--- Input material ---
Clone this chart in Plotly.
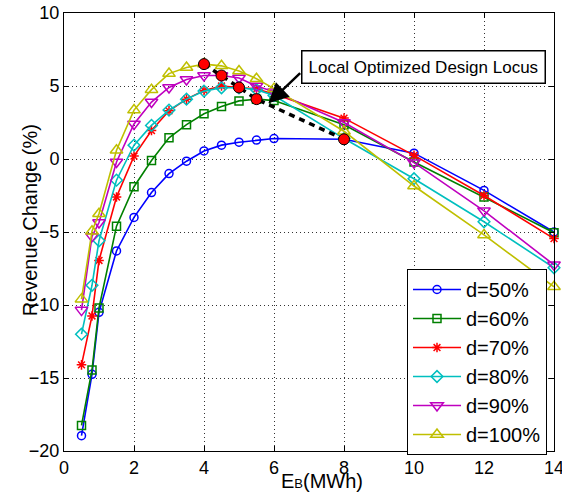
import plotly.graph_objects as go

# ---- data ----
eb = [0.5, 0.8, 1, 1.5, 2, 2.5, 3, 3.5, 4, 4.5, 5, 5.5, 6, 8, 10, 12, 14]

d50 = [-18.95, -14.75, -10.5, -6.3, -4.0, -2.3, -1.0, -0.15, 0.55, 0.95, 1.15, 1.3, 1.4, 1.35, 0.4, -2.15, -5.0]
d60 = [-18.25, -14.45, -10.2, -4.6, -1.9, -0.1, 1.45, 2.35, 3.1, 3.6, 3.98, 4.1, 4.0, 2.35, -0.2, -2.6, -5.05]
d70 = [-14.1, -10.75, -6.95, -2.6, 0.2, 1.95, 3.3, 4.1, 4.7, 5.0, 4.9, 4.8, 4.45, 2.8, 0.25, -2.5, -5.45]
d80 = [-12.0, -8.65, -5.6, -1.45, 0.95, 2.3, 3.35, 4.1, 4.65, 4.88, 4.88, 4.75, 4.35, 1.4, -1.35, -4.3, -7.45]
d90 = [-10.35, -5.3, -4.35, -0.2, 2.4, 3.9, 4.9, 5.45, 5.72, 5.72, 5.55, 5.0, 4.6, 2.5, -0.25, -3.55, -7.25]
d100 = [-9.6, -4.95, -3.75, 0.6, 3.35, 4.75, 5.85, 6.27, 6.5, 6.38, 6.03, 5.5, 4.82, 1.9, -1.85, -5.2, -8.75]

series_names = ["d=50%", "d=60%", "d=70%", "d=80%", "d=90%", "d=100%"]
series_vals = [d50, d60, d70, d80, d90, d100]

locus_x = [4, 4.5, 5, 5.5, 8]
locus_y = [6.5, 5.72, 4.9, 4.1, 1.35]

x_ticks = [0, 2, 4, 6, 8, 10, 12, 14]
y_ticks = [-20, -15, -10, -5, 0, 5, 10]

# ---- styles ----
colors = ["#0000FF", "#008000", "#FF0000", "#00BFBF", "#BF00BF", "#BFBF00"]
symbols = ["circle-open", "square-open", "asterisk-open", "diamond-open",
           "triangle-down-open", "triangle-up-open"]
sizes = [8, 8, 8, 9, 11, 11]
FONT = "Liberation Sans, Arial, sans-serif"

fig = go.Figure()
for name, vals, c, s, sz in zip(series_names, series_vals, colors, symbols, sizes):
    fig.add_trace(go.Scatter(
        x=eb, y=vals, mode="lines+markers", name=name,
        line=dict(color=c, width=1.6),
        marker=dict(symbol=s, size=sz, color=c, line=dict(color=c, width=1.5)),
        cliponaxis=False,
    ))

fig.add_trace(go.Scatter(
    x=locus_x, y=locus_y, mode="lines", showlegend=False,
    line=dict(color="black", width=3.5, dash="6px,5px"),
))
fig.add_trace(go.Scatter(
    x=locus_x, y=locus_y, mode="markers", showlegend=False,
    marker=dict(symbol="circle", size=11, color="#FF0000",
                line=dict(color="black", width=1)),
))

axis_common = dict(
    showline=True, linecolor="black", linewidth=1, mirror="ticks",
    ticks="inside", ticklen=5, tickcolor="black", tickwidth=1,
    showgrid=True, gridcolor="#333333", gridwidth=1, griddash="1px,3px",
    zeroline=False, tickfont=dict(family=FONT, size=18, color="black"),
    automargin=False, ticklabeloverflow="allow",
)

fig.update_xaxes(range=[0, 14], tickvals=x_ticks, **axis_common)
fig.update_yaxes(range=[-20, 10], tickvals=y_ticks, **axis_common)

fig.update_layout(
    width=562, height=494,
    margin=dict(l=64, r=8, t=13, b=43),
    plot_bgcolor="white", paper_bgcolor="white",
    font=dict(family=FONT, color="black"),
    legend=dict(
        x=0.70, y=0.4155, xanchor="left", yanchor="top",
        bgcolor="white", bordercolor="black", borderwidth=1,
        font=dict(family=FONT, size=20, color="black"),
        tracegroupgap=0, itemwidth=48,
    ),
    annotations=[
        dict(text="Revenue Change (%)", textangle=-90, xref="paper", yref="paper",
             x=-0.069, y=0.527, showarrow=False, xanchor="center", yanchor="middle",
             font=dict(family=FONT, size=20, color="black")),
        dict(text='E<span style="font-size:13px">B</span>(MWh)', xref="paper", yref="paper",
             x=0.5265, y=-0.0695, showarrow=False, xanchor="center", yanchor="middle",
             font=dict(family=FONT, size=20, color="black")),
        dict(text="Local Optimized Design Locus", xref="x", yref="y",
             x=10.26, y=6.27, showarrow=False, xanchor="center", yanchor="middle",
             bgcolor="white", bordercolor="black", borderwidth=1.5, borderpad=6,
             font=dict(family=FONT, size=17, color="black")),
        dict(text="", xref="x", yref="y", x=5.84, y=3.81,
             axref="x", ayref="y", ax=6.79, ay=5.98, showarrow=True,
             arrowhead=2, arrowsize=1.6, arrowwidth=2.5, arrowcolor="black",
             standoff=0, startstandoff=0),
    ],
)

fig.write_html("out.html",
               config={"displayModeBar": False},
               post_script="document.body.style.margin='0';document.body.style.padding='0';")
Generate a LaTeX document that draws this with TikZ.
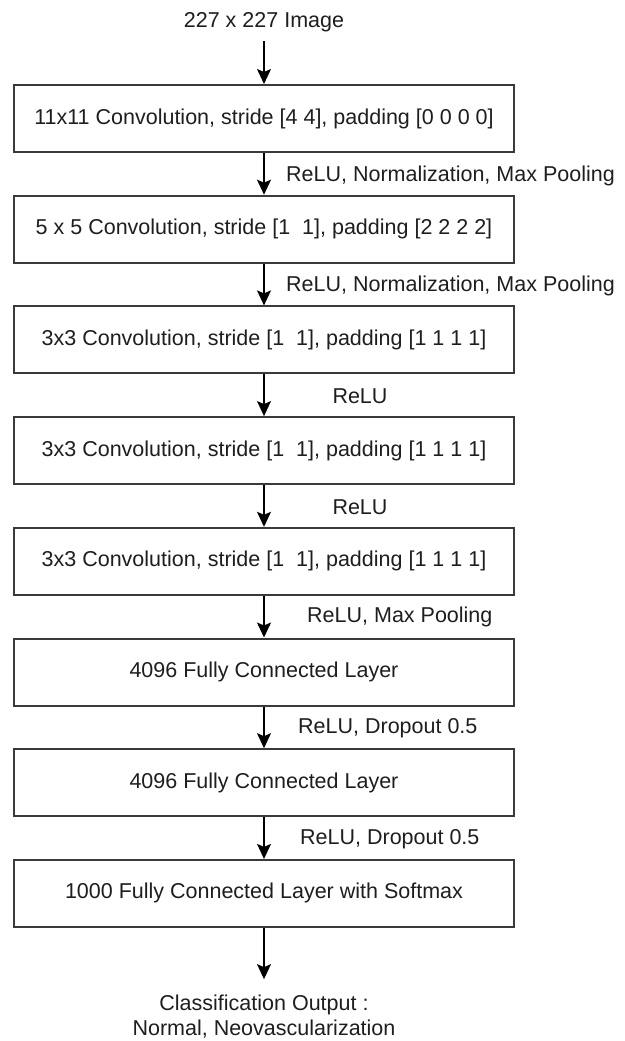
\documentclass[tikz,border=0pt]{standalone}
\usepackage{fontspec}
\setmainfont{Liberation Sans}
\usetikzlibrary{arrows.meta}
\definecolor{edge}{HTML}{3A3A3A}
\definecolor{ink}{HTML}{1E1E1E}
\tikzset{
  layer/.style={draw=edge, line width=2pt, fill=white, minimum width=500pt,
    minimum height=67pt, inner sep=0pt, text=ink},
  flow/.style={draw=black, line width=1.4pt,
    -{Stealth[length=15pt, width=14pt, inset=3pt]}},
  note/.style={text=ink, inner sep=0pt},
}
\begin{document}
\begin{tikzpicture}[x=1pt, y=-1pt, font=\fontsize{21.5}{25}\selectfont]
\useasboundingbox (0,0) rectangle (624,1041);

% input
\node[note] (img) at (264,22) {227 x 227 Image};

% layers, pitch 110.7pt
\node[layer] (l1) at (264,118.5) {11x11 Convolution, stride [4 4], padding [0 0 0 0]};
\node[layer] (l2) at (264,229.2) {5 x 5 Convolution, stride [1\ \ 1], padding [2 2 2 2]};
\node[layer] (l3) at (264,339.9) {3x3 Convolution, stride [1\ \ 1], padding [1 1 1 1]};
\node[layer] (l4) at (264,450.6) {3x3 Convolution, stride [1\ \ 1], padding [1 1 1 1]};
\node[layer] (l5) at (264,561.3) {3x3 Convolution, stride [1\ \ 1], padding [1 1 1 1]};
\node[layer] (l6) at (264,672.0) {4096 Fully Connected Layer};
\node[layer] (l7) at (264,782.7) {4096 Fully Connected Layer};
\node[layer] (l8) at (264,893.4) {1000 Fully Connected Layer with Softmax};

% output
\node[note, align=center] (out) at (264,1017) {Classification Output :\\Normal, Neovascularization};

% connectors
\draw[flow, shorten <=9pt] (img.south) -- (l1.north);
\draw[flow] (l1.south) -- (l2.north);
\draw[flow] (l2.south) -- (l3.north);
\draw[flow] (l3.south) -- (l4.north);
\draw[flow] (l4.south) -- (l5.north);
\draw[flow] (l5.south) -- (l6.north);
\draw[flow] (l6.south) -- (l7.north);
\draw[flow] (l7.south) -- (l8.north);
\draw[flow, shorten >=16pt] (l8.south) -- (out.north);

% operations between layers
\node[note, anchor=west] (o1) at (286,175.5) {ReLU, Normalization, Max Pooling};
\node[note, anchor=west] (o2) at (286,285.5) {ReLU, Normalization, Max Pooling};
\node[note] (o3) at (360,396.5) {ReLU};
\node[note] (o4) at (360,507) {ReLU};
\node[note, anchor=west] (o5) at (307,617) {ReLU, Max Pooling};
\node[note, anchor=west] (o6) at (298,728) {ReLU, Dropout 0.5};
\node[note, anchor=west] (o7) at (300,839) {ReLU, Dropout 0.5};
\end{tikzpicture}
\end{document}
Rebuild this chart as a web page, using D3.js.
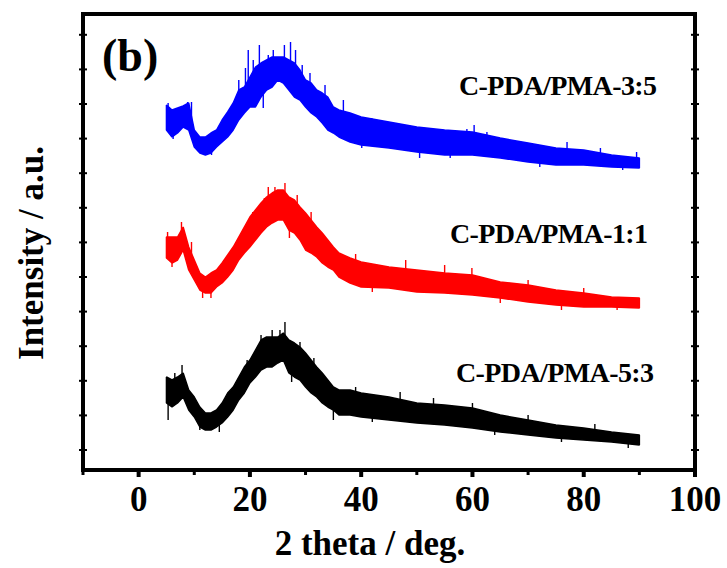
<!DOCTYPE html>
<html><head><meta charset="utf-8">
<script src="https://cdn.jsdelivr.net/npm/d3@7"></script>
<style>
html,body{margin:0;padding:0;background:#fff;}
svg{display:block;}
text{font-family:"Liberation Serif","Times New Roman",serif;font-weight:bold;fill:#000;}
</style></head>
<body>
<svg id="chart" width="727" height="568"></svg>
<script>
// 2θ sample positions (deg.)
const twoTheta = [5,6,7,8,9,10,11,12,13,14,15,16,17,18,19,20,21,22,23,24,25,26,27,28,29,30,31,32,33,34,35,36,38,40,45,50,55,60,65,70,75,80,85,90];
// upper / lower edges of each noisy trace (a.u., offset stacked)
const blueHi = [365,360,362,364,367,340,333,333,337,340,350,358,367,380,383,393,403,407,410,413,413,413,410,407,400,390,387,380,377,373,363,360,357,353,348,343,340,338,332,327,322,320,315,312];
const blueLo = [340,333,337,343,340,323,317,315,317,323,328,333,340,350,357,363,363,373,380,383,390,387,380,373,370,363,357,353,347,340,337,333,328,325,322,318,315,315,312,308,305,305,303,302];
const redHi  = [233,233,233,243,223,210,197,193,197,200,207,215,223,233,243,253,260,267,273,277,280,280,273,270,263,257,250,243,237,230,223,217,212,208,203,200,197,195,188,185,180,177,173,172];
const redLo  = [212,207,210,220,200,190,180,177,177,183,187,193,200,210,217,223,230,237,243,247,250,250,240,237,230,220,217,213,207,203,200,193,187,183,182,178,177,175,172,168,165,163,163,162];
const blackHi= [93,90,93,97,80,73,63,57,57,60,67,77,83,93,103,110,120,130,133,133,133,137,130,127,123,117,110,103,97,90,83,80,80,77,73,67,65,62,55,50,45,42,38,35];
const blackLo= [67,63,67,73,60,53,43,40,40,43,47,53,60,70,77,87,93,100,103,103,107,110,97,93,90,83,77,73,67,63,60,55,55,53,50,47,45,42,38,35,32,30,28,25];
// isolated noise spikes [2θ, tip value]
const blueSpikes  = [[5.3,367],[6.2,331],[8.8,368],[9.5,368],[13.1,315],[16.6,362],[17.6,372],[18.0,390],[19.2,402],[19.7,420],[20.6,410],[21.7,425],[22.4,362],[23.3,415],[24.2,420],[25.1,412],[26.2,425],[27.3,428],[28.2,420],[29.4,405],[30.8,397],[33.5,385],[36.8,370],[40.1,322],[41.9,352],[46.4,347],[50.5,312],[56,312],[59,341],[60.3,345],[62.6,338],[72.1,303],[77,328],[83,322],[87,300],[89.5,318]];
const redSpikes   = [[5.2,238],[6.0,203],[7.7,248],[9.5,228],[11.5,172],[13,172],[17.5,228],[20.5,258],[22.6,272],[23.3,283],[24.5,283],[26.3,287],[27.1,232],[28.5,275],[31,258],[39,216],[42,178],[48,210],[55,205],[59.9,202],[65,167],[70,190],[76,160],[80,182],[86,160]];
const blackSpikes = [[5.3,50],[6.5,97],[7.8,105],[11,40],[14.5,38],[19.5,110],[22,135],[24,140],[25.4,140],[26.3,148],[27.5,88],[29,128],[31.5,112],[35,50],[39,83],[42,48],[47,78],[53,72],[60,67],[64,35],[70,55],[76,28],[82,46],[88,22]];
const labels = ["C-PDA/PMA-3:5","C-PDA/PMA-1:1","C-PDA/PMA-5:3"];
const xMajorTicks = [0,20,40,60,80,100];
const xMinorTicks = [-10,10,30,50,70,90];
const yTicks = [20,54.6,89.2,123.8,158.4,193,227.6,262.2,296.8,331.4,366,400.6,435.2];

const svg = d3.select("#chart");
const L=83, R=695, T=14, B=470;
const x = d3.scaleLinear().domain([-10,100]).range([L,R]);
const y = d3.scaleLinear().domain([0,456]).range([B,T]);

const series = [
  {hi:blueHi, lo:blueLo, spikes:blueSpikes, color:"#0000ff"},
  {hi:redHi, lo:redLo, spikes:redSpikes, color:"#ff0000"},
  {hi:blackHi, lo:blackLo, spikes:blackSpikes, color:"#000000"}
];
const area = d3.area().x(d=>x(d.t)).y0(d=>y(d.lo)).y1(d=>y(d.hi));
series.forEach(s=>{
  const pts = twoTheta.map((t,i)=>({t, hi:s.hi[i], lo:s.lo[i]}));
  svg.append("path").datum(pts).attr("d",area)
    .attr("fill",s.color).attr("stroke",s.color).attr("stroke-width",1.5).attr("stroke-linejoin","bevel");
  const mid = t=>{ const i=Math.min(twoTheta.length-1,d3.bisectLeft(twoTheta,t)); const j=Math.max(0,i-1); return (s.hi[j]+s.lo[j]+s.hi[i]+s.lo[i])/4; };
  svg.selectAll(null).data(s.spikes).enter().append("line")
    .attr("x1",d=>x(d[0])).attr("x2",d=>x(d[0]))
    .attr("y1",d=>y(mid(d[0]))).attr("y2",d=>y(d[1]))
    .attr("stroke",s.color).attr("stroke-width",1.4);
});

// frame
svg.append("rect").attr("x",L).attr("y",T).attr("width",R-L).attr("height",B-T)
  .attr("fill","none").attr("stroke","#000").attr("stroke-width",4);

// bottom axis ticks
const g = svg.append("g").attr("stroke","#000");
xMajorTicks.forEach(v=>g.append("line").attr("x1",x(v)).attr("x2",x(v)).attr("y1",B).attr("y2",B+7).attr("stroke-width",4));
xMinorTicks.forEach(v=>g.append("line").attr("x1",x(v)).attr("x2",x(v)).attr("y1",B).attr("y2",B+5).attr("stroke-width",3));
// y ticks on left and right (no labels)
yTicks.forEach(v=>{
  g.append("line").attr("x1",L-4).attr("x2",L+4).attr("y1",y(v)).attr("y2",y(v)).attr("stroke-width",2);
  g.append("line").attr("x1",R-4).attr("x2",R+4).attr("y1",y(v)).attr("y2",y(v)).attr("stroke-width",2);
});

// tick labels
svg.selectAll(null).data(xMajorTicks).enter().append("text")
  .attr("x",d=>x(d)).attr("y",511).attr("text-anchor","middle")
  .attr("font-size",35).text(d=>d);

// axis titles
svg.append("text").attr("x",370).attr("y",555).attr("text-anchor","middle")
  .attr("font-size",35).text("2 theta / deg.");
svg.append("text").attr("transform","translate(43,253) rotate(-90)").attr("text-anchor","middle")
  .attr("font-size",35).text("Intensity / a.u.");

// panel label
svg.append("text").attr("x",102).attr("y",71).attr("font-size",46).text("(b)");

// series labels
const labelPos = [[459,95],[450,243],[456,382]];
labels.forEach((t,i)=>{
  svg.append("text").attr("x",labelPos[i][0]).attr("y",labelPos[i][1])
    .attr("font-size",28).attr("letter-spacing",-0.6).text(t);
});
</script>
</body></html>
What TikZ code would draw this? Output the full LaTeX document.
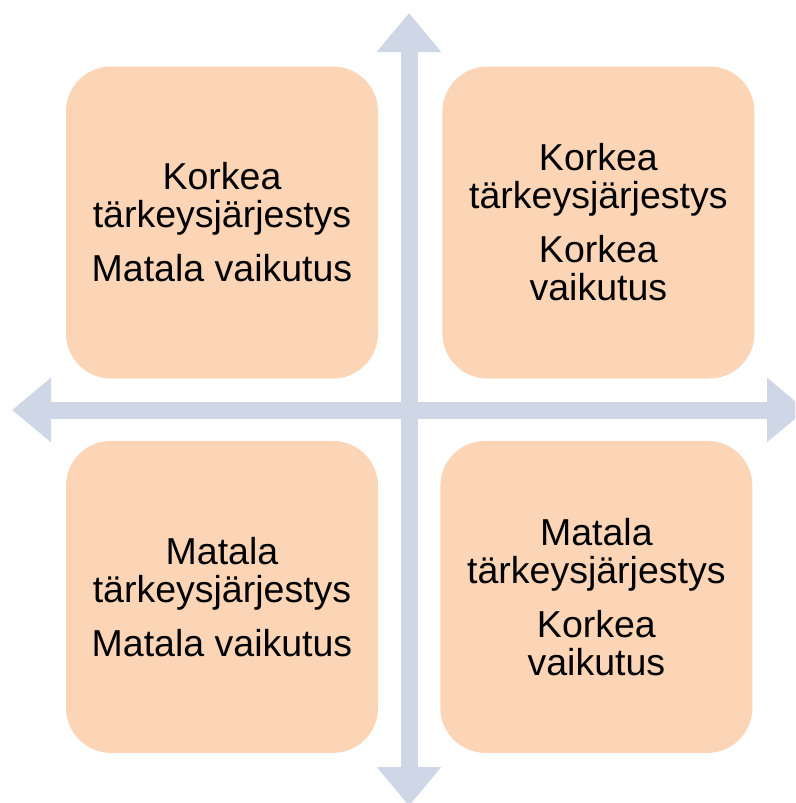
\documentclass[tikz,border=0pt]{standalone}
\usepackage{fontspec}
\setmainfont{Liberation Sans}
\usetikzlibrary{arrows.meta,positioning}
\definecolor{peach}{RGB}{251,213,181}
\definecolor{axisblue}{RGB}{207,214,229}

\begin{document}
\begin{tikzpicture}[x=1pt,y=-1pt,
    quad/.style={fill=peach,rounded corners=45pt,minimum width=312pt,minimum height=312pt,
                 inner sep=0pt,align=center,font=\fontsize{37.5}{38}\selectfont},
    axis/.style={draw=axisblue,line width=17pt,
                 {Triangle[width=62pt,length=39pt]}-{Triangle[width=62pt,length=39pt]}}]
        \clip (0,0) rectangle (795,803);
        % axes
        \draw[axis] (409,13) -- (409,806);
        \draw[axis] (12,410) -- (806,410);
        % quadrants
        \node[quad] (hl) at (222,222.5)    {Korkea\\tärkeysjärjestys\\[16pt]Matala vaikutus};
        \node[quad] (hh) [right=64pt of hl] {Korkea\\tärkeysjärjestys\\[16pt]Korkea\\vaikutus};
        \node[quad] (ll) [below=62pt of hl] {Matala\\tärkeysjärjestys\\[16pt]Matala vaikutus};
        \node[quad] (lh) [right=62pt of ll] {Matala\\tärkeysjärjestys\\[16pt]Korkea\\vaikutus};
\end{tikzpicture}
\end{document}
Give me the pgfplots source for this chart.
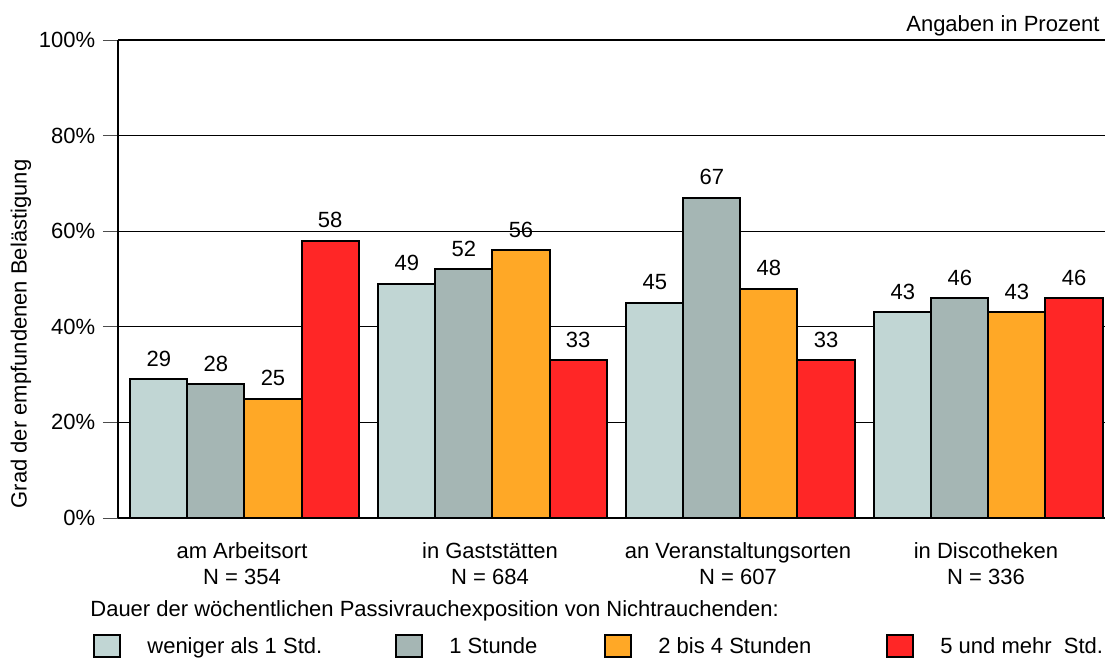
---
■ **To do**: Begin with the first line of the entries above and write out each line exactly, ending with the line containing "-1.85, -5.2, -8.75]". Leave out pictures.

■ **Result of the exercise**:
Clone this chart in Plotly.
import plotly.graph_objects as go

# ---- data ----
eb = [0.5, 0.8, 1, 1.5, 2, 2.5, 3, 3.5, 4, 4.5, 5, 5.5, 6, 8, 10, 12, 14]

d50 = [-18.95, -14.75, -10.5, -6.3, -4.0, -2.3, -1.0, -0.15, 0.55, 0.95, 1.15, 1.3, 1.4, 1.35, 0.4, -2.15, -5.0]
d60 = [-18.25, -14.45, -10.2, -4.6, -1.9, -0.1, 1.45, 2.35, 3.1, 3.6, 3.98, 4.1, 4.0, 2.35, -0.2, -2.6, -5.05]
d70 = [-14.1, -10.75, -6.95, -2.6, 0.2, 1.95, 3.3, 4.1, 4.7, 5.0, 4.9, 4.8, 4.45, 2.8, 0.25, -2.5, -5.45]
d80 = [-12.0, -8.65, -5.6, -1.45, 0.95, 2.3, 3.35, 4.1, 4.65, 4.88, 4.88, 4.75, 4.35, 1.4, -1.35, -4.3, -7.45]
d90 = [-10.35, -5.3, -4.35, -0.2, 2.4, 3.9, 4.9, 5.45, 5.72, 5.72, 5.55, 5.0, 4.6, 2.5, -0.25, -3.55, -7.25]
d100 = [-9.6, -4.95, -3.75, 0.6, 3.35, 4.75, 5.85, 6.27, 6.5, 6.38, 6.03, 5.5, 4.82, 1.9, -1.85, -5.2, -8.75]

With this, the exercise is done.